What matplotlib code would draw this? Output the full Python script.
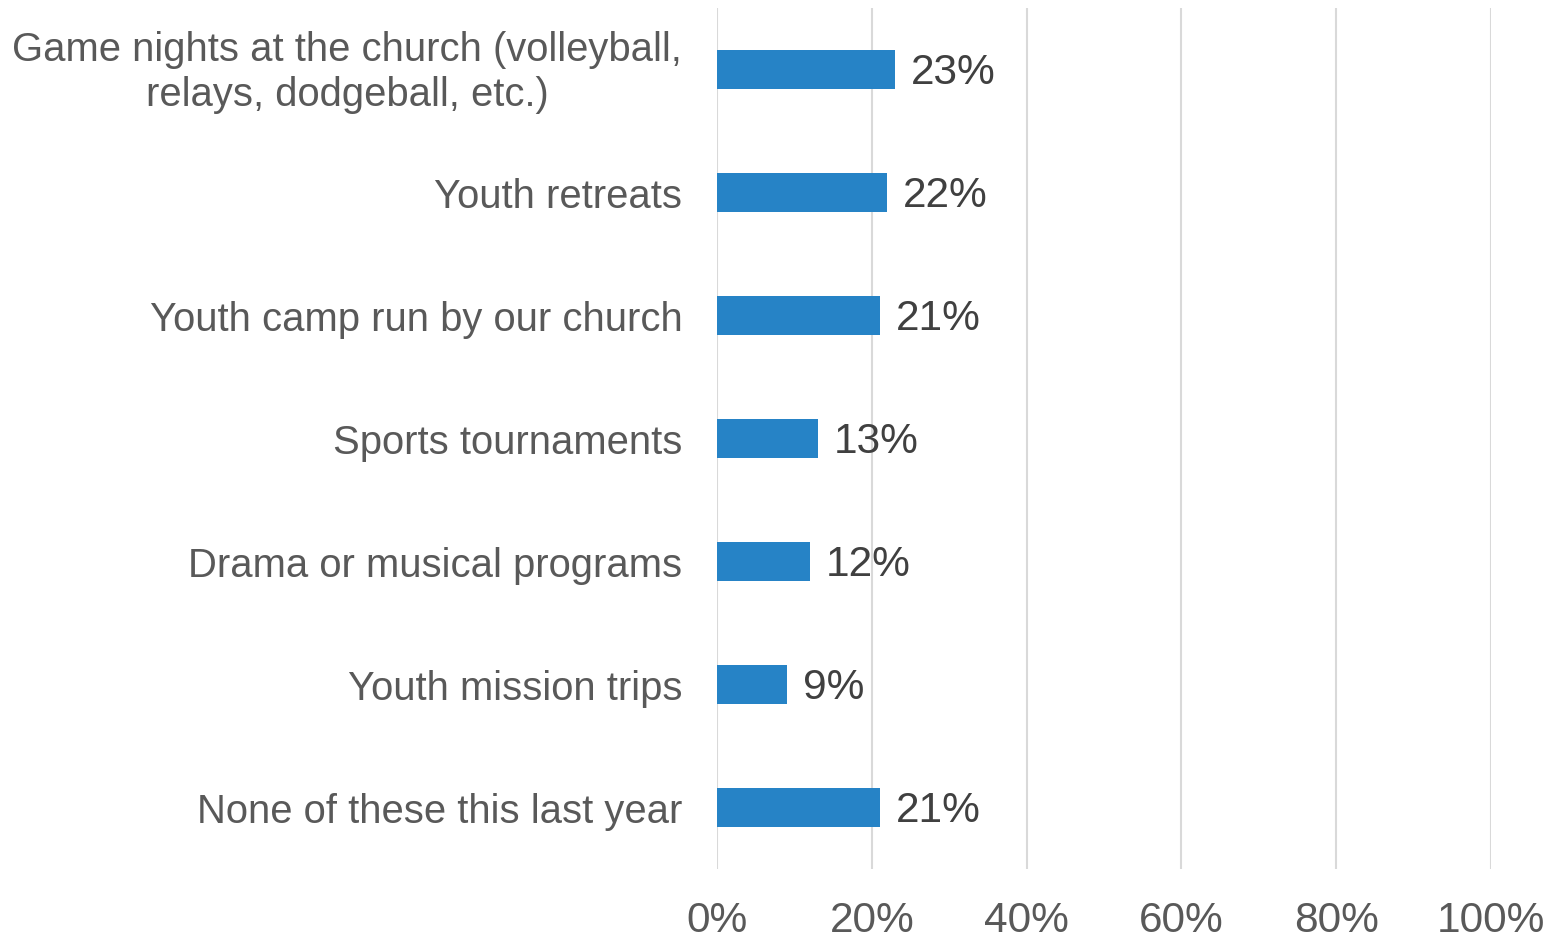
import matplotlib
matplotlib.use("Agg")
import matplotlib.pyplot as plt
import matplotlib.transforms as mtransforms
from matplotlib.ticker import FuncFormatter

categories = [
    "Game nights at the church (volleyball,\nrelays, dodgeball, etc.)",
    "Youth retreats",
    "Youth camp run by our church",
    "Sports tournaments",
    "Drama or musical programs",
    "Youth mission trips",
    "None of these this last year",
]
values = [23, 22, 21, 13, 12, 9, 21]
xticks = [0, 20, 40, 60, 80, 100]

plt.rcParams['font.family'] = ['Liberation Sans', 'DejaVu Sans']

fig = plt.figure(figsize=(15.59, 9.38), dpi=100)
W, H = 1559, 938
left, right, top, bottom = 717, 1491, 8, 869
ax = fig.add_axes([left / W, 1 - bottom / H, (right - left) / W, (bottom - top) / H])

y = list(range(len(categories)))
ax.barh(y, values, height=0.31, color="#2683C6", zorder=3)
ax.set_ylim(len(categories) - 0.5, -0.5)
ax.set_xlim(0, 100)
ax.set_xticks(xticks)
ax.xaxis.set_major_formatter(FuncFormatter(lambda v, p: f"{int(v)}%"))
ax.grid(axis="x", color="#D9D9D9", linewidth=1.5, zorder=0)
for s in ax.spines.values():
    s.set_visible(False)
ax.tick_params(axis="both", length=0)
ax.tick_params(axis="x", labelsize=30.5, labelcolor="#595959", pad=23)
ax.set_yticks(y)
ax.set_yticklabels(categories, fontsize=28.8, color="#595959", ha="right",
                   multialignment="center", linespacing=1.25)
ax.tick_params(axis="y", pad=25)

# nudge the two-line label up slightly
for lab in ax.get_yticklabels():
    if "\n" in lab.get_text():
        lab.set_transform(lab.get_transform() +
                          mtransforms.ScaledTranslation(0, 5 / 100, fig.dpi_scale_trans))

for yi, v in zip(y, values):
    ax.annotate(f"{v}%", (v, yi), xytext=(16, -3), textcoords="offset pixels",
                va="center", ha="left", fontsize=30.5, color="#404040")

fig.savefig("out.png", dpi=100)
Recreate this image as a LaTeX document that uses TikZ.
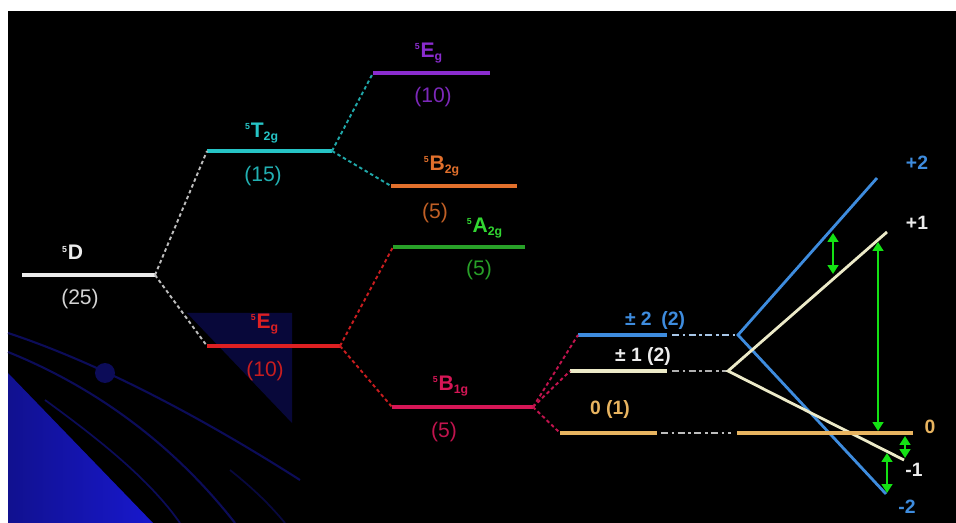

+++

- What is asked
Extract all the data above exactly, excluding every picture.

- Correct output
What matplotlib code would draw this? Output the full Python script.
import matplotlib
matplotlib.use("Agg")
import matplotlib.pyplot as plt
import matplotlib.transforms as mtransforms
from matplotlib.ticker import FuncFormatter

categories = [
    "Game nights at the church (volleyball,\nrelays, dodgeball, etc.)",
    "Youth retreats",
    "Youth camp run by our church",
    "Sports tournaments",
    "Drama or musical programs",
    "Youth mission trips",
    "None of these this last year",
]
values = [23, 22, 21, 13, 12, 9, 21]
xticks = [0, 20, 40, 60, 80, 100]

plt.rcParams['font.family'] = ['Liberation Sans', 'DejaVu Sans']

fig = plt.figure(figsize=(15.59, 9.38), dpi=100)
W, H = 1559, 938
left, right, top, bottom = 717, 1491, 8, 869
ax = fig.add_axes([left / W, 1 - bottom / H, (right - left) / W, (bottom - top) / H])

y = list(range(len(categories)))
ax.barh(y, values, height=0.31, color="#2683C6", zorder=3)
ax.set_ylim(len(categories) - 0.5, -0.5)
ax.set_xlim(0, 100)
ax.set_xticks(xticks)
ax.xaxis.set_major_formatter(FuncFormatter(lambda v, p: f"{int(v)}%"))
ax.grid(axis="x", color="#D9D9D9", linewidth=1.5, zorder=0)
for s in ax.spines.values():
    s.set_visible(False)
ax.tick_params(axis="both", length=0)
ax.tick_params(axis="x", labelsize=30.5, labelcolor="#595959", pad=23)
ax.set_yticks(y)
ax.set_yticklabels(categories, fontsize=28.8, color="#595959", ha="right",
                   multialignment="center", linespacing=1.25)
ax.tick_params(axis="y", pad=25)

# nudge the two-line label up slightly
for lab in ax.get_yticklabels():
    if "\n" in lab.get_text():
        lab.set_transform(lab.get_transform() +
                          mtransforms.ScaledTranslation(0, 5 / 100, fig.dpi_scale_trans))

for yi, v in zip(y, values):
    ax.annotate(f"{v}%", (v, yi), xytext=(16, -3), textcoords="offset pixels",
                va="center", ha="left", fontsize=30.5, color="#404040")

fig.savefig("out.png", dpi=100)
Recreate this image as a LaTeX document that uses TikZ.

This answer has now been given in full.